## Data
* * *
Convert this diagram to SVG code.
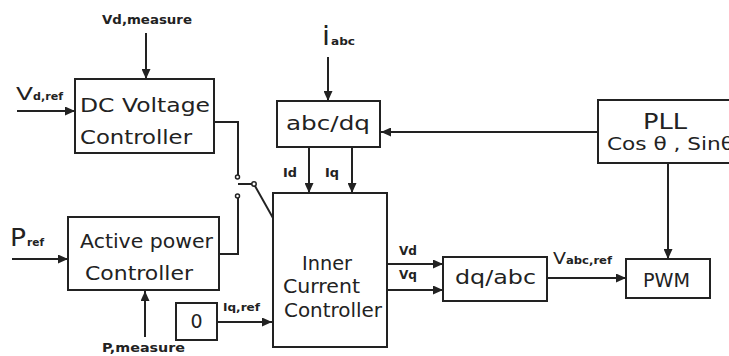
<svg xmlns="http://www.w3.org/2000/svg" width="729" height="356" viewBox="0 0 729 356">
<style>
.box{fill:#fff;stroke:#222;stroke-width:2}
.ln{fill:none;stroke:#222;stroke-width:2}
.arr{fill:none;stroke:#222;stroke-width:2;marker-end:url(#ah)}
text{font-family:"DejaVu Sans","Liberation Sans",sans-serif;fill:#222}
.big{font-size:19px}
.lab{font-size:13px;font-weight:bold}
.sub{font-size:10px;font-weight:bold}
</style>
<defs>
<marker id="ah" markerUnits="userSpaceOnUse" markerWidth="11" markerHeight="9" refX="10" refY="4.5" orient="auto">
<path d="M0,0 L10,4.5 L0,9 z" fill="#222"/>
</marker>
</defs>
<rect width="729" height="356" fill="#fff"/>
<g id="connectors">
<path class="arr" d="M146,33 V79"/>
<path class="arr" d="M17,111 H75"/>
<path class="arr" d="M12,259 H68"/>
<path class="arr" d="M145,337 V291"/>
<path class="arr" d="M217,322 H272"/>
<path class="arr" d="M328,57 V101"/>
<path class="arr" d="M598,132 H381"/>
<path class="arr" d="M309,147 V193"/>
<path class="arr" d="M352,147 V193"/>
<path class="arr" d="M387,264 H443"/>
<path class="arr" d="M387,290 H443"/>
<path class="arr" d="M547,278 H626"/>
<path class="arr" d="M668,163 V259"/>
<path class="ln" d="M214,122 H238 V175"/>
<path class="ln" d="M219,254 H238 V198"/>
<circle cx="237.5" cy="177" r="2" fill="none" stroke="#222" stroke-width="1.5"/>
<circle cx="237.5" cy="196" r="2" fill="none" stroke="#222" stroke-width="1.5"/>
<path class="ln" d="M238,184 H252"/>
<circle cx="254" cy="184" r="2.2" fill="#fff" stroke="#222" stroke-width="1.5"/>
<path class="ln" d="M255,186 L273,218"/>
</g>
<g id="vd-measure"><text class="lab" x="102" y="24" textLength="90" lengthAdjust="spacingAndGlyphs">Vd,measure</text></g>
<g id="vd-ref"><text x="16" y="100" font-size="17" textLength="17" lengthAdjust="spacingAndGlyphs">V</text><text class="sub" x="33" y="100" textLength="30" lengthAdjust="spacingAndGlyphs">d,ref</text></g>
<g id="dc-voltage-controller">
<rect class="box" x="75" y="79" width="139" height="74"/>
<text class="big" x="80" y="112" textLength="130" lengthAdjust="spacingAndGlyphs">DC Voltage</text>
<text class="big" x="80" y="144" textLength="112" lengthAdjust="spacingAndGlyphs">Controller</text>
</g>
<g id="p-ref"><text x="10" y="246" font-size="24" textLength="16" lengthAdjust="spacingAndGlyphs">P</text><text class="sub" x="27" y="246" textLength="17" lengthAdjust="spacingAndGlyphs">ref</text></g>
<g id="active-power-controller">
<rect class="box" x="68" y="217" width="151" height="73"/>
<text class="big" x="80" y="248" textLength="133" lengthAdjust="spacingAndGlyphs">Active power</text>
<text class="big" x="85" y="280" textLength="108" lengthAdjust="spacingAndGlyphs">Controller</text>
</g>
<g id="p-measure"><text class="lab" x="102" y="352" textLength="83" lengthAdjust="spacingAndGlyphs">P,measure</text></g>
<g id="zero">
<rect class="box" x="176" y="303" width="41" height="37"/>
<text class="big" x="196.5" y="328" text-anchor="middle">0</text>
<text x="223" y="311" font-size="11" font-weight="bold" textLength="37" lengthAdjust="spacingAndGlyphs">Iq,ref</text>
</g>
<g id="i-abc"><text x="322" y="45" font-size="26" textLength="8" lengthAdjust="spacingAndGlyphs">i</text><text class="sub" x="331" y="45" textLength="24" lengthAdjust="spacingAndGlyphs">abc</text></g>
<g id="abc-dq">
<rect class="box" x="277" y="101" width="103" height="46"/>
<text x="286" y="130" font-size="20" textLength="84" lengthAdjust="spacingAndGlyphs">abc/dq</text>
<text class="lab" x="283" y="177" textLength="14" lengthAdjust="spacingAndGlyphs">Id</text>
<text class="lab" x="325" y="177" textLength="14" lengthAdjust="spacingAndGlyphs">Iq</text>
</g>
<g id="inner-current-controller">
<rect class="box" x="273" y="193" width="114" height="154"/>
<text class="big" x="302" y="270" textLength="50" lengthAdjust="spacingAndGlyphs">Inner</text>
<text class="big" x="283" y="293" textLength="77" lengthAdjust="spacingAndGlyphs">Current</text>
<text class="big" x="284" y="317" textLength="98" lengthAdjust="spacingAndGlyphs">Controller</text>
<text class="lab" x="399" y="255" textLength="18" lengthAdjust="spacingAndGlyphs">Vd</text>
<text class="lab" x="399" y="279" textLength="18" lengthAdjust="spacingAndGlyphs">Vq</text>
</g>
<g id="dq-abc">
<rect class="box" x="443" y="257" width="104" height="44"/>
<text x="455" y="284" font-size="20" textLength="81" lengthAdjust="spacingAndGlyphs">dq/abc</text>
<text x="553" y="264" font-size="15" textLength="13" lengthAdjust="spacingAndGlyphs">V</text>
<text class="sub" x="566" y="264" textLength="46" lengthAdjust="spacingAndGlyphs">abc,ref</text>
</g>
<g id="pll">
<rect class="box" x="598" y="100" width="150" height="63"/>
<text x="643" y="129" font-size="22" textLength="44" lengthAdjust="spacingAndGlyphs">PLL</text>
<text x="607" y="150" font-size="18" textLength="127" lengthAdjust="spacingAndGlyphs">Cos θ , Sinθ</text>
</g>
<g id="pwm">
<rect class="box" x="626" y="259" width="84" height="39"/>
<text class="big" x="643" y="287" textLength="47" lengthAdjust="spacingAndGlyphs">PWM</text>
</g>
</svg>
* * *
## Short problem
Pictures in the data above should not be copied; transcribe everything else exactly.

## Completed task
Convert this diagram to SVG code.
<svg xmlns="http://www.w3.org/2000/svg" width="729" height="356" viewBox="0 0 729 356">
<style>
.box{fill:#fff;stroke:#222;stroke-width:2}
.ln{fill:none;stroke:#222;stroke-width:2}
.arr{fill:none;stroke:#222;stroke-width:2;marker-end:url(#ah)}
text{font-family:"DejaVu Sans","Liberation Sans",sans-serif;fill:#222}
.big{font-size:19px}
.lab{font-size:13px;font-weight:bold}
.sub{font-size:10px;font-weight:bold}
</style>
<defs>
<marker id="ah" markerUnits="userSpaceOnUse" markerWidth="11" markerHeight="9" refX="10" refY="4.5" orient="auto">
<path d="M0,0 L10,4.5 L0,9 z" fill="#222"/>
</marker>
</defs>
<rect width="729" height="356" fill="#fff"/>
<g id="connectors">
<path class="arr" d="M146,33 V79"/>
<path class="arr" d="M17,111 H75"/>
<path class="arr" d="M12,259 H68"/>
<path class="arr" d="M145,337 V291"/>
<path class="arr" d="M217,322 H272"/>
<path class="arr" d="M328,57 V101"/>
<path class="arr" d="M598,132 H381"/>
<path class="arr" d="M309,147 V193"/>
<path class="arr" d="M352,147 V193"/>
<path class="arr" d="M387,264 H443"/>
<path class="arr" d="M387,290 H443"/>
<path class="arr" d="M547,278 H626"/>
<path class="arr" d="M668,163 V259"/>
<path class="ln" d="M214,122 H238 V175"/>
<path class="ln" d="M219,254 H238 V198"/>
<circle cx="237.5" cy="177" r="2" fill="none" stroke="#222" stroke-width="1.5"/>
<circle cx="237.5" cy="196" r="2" fill="none" stroke="#222" stroke-width="1.5"/>
<path class="ln" d="M238,184 H252"/>
<circle cx="254" cy="184" r="2.2" fill="#fff" stroke="#222" stroke-width="1.5"/>
<path class="ln" d="M255,186 L273,218"/>
</g>
<g id="vd-measure"><text class="lab" x="102" y="24" textLength="90" lengthAdjust="spacingAndGlyphs">Vd,measure</text></g>
<g id="vd-ref"><text x="16" y="100" font-size="17" textLength="17" lengthAdjust="spacingAndGlyphs">V</text><text class="sub" x="33" y="100" textLength="30" lengthAdjust="spacingAndGlyphs">d,ref</text></g>
<g id="dc-voltage-controller">
<rect class="box" x="75" y="79" width="139" height="74"/>
<text class="big" x="80" y="112" textLength="130" lengthAdjust="spacingAndGlyphs">DC Voltage</text>
<text class="big" x="80" y="144" textLength="112" lengthAdjust="spacingAndGlyphs">Controller</text>
</g>
<g id="p-ref"><text x="10" y="246" font-size="24" textLength="16" lengthAdjust="spacingAndGlyphs">P</text><text class="sub" x="27" y="246" textLength="17" lengthAdjust="spacingAndGlyphs">ref</text></g>
<g id="active-power-controller">
<rect class="box" x="68" y="217" width="151" height="73"/>
<text class="big" x="80" y="248" textLength="133" lengthAdjust="spacingAndGlyphs">Active power</text>
<text class="big" x="85" y="280" textLength="108" lengthAdjust="spacingAndGlyphs">Controller</text>
</g>
<g id="p-measure"><text class="lab" x="102" y="352" textLength="83" lengthAdjust="spacingAndGlyphs">P,measure</text></g>
<g id="zero">
<rect class="box" x="176" y="303" width="41" height="37"/>
<text class="big" x="196.5" y="328" text-anchor="middle">0</text>
<text x="223" y="311" font-size="11" font-weight="bold" textLength="37" lengthAdjust="spacingAndGlyphs">Iq,ref</text>
</g>
<g id="i-abc"><text x="322" y="45" font-size="26" textLength="8" lengthAdjust="spacingAndGlyphs">i</text><text class="sub" x="331" y="45" textLength="24" lengthAdjust="spacingAndGlyphs">abc</text></g>
<g id="abc-dq">
<rect class="box" x="277" y="101" width="103" height="46"/>
<text x="286" y="130" font-size="20" textLength="84" lengthAdjust="spacingAndGlyphs">abc/dq</text>
<text class="lab" x="283" y="177" textLength="14" lengthAdjust="spacingAndGlyphs">Id</text>
<text class="lab" x="325" y="177" textLength="14" lengthAdjust="spacingAndGlyphs">Iq</text>
</g>
<g id="inner-current-controller">
<rect class="box" x="273" y="193" width="114" height="154"/>
<text class="big" x="302" y="270" textLength="50" lengthAdjust="spacingAndGlyphs">Inner</text>
<text class="big" x="283" y="293" textLength="77" lengthAdjust="spacingAndGlyphs">Current</text>
<text class="big" x="284" y="317" textLength="98" lengthAdjust="spacingAndGlyphs">Controller</text>
<text class="lab" x="399" y="255" textLength="18" lengthAdjust="spacingAndGlyphs">Vd</text>
<text class="lab" x="399" y="279" textLength="18" lengthAdjust="spacingAndGlyphs">Vq</text>
</g>
<g id="dq-abc">
<rect class="box" x="443" y="257" width="104" height="44"/>
<text x="455" y="284" font-size="20" textLength="81" lengthAdjust="spacingAndGlyphs">dq/abc</text>
<text x="553" y="264" font-size="15" textLength="13" lengthAdjust="spacingAndGlyphs">V</text>
<text class="sub" x="566" y="264" textLength="46" lengthAdjust="spacingAndGlyphs">abc,ref</text>
</g>
<g id="pll">
<rect class="box" x="598" y="100" width="150" height="63"/>
<text x="643" y="129" font-size="22" textLength="44" lengthAdjust="spacingAndGlyphs">PLL</text>
<text x="607" y="150" font-size="18" textLength="127" lengthAdjust="spacingAndGlyphs">Cos θ , Sinθ</text>
</g>
<g id="pwm">
<rect class="box" x="626" y="259" width="84" height="39"/>
<text class="big" x="643" y="287" textLength="47" lengthAdjust="spacingAndGlyphs">PWM</text>
</g>
</svg>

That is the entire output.